An action game that doesn't do 60fps in this day and age feels archaic, but the game does still play perfectly well when it is locked at 30. On PC, the game maxes out at 1080p and 60 frames per second, which is equally baffling. The issue seems to be optimisation, with inconsistent frame rates and occasional but noticeable texture pop-ins. For a game that skipped out on last-gen consoles, it sure does feel like a PS4 game. Mileage may vary on how well it runs for you, so do your homework before committing to a purchase.
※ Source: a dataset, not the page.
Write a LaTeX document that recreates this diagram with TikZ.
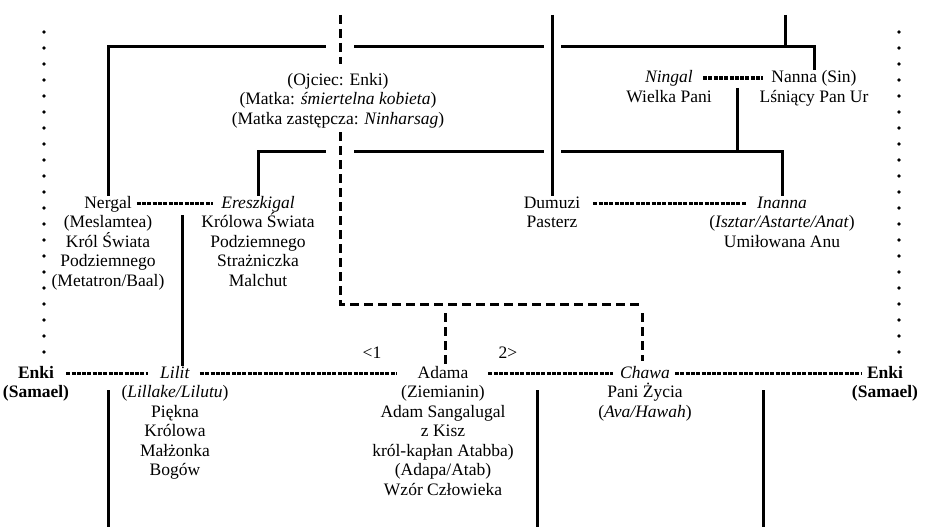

There are some other small points of contention, the game lacks any form of lock-on for example. That coupled with a camera that can get a little too close behind the character and you get some bothersome moments trying to see what you are doing. Other than that, there isn't much else to hold against the game. All these issues are ones that could feasibly be righted in a future update, but we can't give points for that. The problems this game has all feel like they could have been fixed with another few months in the oven, but this is the game we got and all in all, it's not bad. Underneath all of these performance issues, it might even be great.

Sometimes, The Truth Isn't Good Enough

Robin entering Harley Quinn's "party"
Click to enlarge

The combat is satisfying, the characters are fun and interesting, and the story is good if a bit short in some places. The game is simply let down by technical hitches, problems that feel like they should have gone out with the last generation. Making games is obviously hard and there will always be challenges, there isn't going to be a day when suddenly games just stop having bugs and technical problems. It's just the particular way that this game stumbles feels very 2015, very last-gen, and beneath the evident talent that the game's creators display in the excellent combat and narrative design.

Seemingly, I was quite lucky. That colleague I mentioned earlier detailed his experience with the game to me, and it sounds like he had a much worse time than I did, despite playing on the same console. Where I had the occasion frame dip or texture pop-in, he experienced massive drops in the frame rate during cutscenes, combat, and other crucial parts of the game. This makes reviewing the game tricky for me because, despite my relatively smooth experience with the game, I cannot guarantee the same for others. There is such a fantastic game in here, but it has some issues that need to be ironed out first.

For big-time fans of Batman stories, I can give this game a wholehearted recommendation. Maybe not on day one, but I would be surprised if the problems in this game are not rectified in short order. For others, folks who aren't as interested in the comics or the characters, this could be hit or miss for you. The heart of Gotham Knights is truly great, a fun open-world co-op game and an excellent action experience when it is firing on all cylinders. However, the risk of the engine stalling and the game stuttering to a halt might be too much for all but the most devoted fans.

7/10

Reviewed on PlayStation 5. Code provided by the publisher.